Caritas
In occasione dei recenti cambiamenti avvenuti all’interno dell’Associazione Abramo abbiamo fatto alcune domande alla dottoressa Silvia Canuti, confermata alla direzione dell’Associazione.
L’associazione Abramo è divenuta un Ente della Diocesi di Mantova. Cosa significa questo? Cosa cambia nei riguardi delle persone servite?
L’Associazione Abramo si è espansa molto e in modo capillare, lavorando in rete con Servizi Sociali, CPS, Ser.T, Uonpia su tutto il territorio della provincia e della diocesi per accogliere persone, minori e famiglie in stato di fragilità. Diventa ora un Ente della Diocesi di Mantova, deputato proprio alle accoglienze residenziali, per meglio esprimere la volontà della Diocesi di proseguire il lavoro di accoglienza, cura, accompagnamento dei bisognosi che trovano nei servizi di Abramo una possibilità 'finestra', per un lasso di tempo, accompagnati da operatori qualificati che guidano le scelte per riportare le persone in autonomia o, quanto meno, lontano dalla strada e dal nulla che spesso diventa molto pesante da gestire. Si tratta di un grande impegno della Diocesi a sostenere le attività in nome della carità della Chiesa che è in Mantova.

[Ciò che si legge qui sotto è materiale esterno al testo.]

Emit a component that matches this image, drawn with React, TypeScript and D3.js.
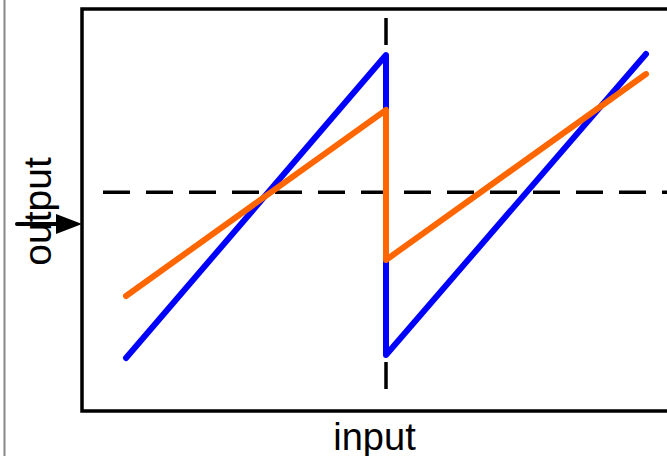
import React from "react";
import * as d3 from "d3";

// input values (x) and outputs for the two series
const inputs: number[] = [-1, 0, 0, 1];
const blueOutput: number[] = [-1.0, 0.993, -0.98, 1.0];
const orangeOutput: number[] = [-0.592, 0.632, -0.355, 0.868];
const zeroLevel: number[] = [0.09];
const xLabel = "input";
const yLabel = "output";

const W = 667;
const H = 456;

export default function App() {
  const x = d3.scaleLinear().domain([-1, 1]).range([126, 646]);
  const y = d3.scaleLinear().domain([-1, 1]).range([358, 54]);

  const line = d3
    .line<[number, number]>()
    .x((d) => x(d[0]))
    .y((d) => y(d[1]));

  const blue = line(inputs.map((v, i) => [v, blueOutput[i]] as [number, number])) || "";
  const orange = line(inputs.map((v, i) => [v, orangeOutput[i]] as [number, number])) || "";

  const frameLeft = 82;
  const frameTop = 9;
  const frameBottom = 411;
  const frameRight = 700;

  return (
    <svg
      width={W}
      height={H}
      style={{ position: "fixed", left: 0, top: 0, background: "#fff" }}
      fontFamily="'Liberation Sans', Arial, sans-serif"
    >
      <rect x={0} y={0} width={W} height={H} fill="#fff" />
      <line x1={4.5} y1={0} x2={4.5} y2={H} stroke="#888" strokeWidth={2} />
      {/* frame */}
      <path
        d={`M${frameRight},${frameTop}H${frameLeft}V${frameBottom}H${frameRight}`}
        fill="none"
        stroke="#000"
        strokeWidth={3.5}
      />
      {/* dashed reference lines */}
      <line
        x1={x(0)}
        x2={x(0)}
        y1={18}
        y2={398}
        stroke="#000"
        strokeWidth={3.5}
        strokeDasharray="27,16"
      />
      <line
        x1={103}
        x2={frameRight}
        y1={y(zeroLevel[0])}
        y2={y(zeroLevel[0])}
        stroke="#000"
        strokeWidth={3.5}
        strokeDasharray="27,16"
      />
      <path d={blue} fill="none" stroke="#0000ff" strokeWidth={6} strokeLinecap="round" strokeLinejoin="round" />
      <path d={orange} fill="none" stroke="#ff6600" strokeWidth={6} strokeLinecap="round" strokeLinejoin="round" />
      {/* arrow */}
      <line x1={17} x2={60} y1={224} y2={224} stroke="#000" strokeWidth={4} strokeLinecap="round" />
      <path d="M56,214L82,224L56,234Z" fill="#000" />
      {/* labels */}
      <text x={374.5} y={450} fontSize={38} textAnchor="middle" fill="#000">
        {xLabel}
      </text>
      <text
        transform={`translate(51,211.5) rotate(-90)`}
        fontSize={39}
        textAnchor="middle"
        fill="#000"
      >
        {yLabel}
      </text>
    </svg>
  );
}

La pandemia ha messo maggiormente in luce situazioni di fragilità e disagio nelle persone, dando vita anche a nuove povertà di fronte alle quali non possiamo far finta di niente. Quali le ricadute per l’associazione Abramo?

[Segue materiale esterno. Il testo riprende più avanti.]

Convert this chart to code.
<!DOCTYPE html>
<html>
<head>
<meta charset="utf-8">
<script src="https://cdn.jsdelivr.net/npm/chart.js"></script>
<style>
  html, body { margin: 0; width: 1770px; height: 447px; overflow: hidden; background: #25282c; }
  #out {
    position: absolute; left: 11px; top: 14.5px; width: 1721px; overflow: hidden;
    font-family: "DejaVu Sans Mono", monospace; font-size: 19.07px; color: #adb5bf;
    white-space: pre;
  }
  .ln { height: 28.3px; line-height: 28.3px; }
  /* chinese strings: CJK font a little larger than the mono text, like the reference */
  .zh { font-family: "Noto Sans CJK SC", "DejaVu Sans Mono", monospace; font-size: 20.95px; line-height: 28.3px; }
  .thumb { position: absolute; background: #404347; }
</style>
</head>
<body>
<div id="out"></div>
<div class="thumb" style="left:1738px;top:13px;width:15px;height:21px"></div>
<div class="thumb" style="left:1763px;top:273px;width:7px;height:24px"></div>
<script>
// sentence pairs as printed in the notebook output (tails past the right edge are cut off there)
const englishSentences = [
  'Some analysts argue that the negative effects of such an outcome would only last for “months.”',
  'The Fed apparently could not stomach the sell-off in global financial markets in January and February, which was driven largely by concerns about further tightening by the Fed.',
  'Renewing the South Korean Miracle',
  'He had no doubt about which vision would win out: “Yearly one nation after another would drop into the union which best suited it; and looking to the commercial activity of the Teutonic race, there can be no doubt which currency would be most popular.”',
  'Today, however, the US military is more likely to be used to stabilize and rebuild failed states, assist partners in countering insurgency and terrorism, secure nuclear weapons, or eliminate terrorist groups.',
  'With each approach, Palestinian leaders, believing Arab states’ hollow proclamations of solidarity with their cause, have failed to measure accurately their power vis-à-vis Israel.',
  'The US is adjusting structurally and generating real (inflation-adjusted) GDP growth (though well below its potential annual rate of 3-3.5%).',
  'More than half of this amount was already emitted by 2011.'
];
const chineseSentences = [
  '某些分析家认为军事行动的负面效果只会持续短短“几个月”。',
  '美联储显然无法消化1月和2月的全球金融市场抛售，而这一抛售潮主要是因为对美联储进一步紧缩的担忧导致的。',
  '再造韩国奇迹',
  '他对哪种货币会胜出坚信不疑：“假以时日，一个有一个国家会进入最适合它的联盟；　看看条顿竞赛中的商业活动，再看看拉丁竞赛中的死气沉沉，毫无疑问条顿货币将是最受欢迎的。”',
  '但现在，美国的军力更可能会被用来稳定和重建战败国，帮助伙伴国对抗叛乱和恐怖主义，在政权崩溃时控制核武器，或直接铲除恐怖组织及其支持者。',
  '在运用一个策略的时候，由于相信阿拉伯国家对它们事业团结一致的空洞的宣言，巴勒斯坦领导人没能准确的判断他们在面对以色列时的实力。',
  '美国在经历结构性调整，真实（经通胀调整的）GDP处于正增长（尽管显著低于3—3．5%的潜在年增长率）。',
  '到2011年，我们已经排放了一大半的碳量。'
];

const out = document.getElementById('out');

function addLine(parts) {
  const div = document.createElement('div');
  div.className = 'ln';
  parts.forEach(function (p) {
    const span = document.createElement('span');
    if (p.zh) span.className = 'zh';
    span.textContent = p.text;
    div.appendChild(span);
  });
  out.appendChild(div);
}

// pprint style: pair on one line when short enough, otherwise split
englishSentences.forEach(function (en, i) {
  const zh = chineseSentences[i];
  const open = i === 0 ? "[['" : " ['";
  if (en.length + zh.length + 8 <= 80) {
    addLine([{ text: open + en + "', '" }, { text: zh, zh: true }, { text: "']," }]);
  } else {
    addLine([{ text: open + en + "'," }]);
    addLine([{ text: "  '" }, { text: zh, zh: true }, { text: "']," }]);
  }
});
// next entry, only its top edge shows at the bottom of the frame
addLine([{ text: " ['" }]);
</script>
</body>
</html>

La pandemia ha impoverito i poveri. Questo ha reso i servizi di accoglienza ancora più bisognosi di strumenti di formazione per meglio comunicare, contenere le ansie e le paure, in modo assertivo. Il Covid ci ha imposto tempi differenti, la capacità di riuscire a rendere la normale relazione con gli ospiti dentro a comunicazioni telefoniche apparentemente fredde, ma ben mediate dalla costanza, dall’abilità alla modifica del tono della voce, dal non avere fretta, dal sapere di non poter dire frasi sminuenti il grave momento, accogliendo con nuove modalità.
Siamo stati provati anche sul fronte delle richieste alimentari, che hanno visto una improvvisa impennata con un impegno economico molto significativo, ma non possiamo non guardare ai bisogni del nostro territorio, ed è per questo che sono nati due nuovi servizi: un servizio di housing nel basso mantovano e una Comunità minori accreditata a San Martino Gusnago.
Quali gli obiettivi e medio e lungo termine di Abramo?
Gli obiettivi che abbiamo davanti sono quelli di riuscire, nei percorsi di accoglienza, a riportare il maggior numero possibile di situazioni verso una nuova autonomia, che dobbiamo considerare possa anche avere linee nuove e diverse da ciò che è stato. Si tratta di fare un pezzetto di strada insieme, senza giudicare, senza alzare la voce, senza crearsi aspettative, bensì motivando, facendo crescere la voglia di 'rinascere'.
Fra gli obiettivi c’è sicuramente la continua e approfondita collaborazione con i Servizi Sociali sul territorio e con tutti gli Enti che si occupano di disagio e di fragilità, ma anche l’apertura al territorio dei nostri servizi, perché il disagio non è vergogna, non è colpa, e una comunità accogliente e aperta, non giudicante, è una comunità sana, che cresce i propri figli con l’ideale del Vangelo di Matteo: “avevo fame, sete, ero straniero, nudo, in carcere, malato… E mi avete dato da mangiare, da bere, mi avete accolto, vestito, mi avete visitato…”, come se fosse normale fare esattamente ciò che oggi è un po’ lasciato a noi, ma che in realtà deve essere di ciascun cristiano: essere facchini della carità, come ricordava don Oreste Benzi, fondatore della Comunità Papa Giovanni XXIII.